* _Stated problem_: Drop the pictures, then extract the listing word for word.

Records excerpted from a collection
%%
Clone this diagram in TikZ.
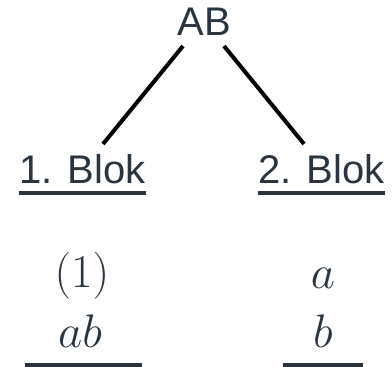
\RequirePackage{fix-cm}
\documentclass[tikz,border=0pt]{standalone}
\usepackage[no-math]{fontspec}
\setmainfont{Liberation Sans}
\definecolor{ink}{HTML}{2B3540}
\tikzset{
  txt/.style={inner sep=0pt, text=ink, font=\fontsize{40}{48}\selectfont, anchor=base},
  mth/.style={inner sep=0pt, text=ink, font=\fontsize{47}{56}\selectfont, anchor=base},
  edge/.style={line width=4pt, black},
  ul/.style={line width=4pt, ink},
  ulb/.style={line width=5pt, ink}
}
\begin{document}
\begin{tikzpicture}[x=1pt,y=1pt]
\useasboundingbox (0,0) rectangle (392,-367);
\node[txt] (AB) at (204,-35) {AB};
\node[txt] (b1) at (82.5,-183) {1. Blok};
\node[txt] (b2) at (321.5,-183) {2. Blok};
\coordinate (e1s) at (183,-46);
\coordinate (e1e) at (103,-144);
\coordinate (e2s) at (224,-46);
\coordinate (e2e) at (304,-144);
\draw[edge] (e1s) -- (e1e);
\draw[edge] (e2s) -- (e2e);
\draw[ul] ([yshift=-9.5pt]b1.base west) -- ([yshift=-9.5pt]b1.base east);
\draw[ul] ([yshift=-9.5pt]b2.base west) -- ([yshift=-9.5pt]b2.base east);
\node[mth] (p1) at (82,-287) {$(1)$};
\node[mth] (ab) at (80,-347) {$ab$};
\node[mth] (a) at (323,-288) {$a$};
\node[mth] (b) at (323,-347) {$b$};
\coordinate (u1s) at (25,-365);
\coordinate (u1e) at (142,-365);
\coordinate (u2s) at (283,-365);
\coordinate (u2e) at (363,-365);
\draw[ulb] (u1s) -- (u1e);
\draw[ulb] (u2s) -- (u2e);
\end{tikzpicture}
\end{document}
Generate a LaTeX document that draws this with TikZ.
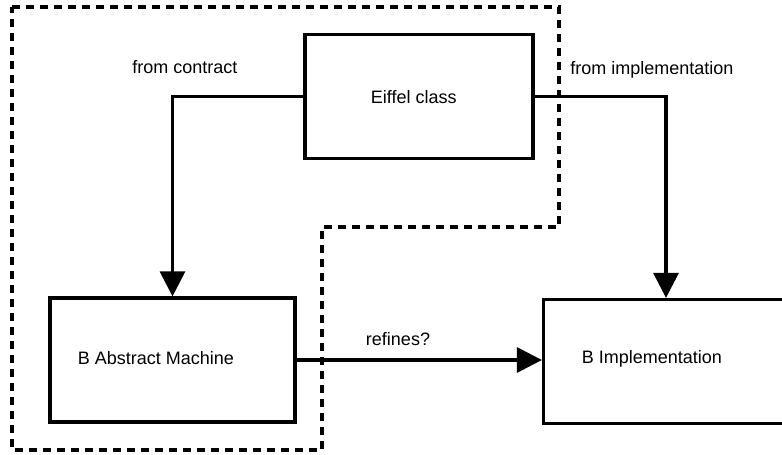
%%
* _Finished exercise_:
Clone this diagram in TikZ.
\RequirePackage{fix-cm}
\documentclass[tikz,border=0pt]{standalone}
\usepackage[no-math]{fontspec}
\setmainfont{Liberation Sans}
\definecolor{ink}{HTML}{2B3540}
\tikzset{
  txt/.style={inner sep=0pt, text=ink, font=\fontsize{40}{48}\selectfont, anchor=base},
  mth/.style={inner sep=0pt, text=ink, font=\fontsize{47}{56}\selectfont, anchor=base},
  edge/.style={line width=4pt, black},
  ul/.style={line width=4pt, ink},
  ulb/.style={line width=5pt, ink}
}
\begin{document}
\begin{tikzpicture}[x=1pt,y=1pt]
\useasboundingbox (0,0) rectangle (392,-367);
\node[txt] (AB) at (204,-35) {AB};
\node[txt] (b1) at (82.5,-183) {1. Blok};
\node[txt] (b2) at (321.5,-183) {2. Blok};
\coordinate (e1s) at (183,-46);
\coordinate (e1e) at (103,-144);
\coordinate (e2s) at (224,-46);
\coordinate (e2e) at (304,-144);
\draw[edge] (e1s) -- (e1e);
\draw[edge] (e2s) -- (e2e);
\draw[ul] ([yshift=-9.5pt]b1.base west) -- ([yshift=-9.5pt]b1.base east);
\draw[ul] ([yshift=-9.5pt]b2.base west) -- ([yshift=-9.5pt]b2.base east);
\node[mth] (p1) at (82,-287) {$(1)$};
\node[mth] (ab) at (80,-347) {$ab$};
\node[mth] (a) at (323,-288) {$a$};
\node[mth] (b) at (323,-347) {$b$};
\coordinate (u1s) at (25,-365);
\coordinate (u1e) at (142,-365);
\coordinate (u2s) at (283,-365);
\coordinate (u2e) at (363,-365);
\draw[ulb] (u1s) -- (u1e);
\draw[ulb] (u2s) -- (u2e);
\end{tikzpicture}
\end{document}
Generate a LaTeX document that draws this with TikZ.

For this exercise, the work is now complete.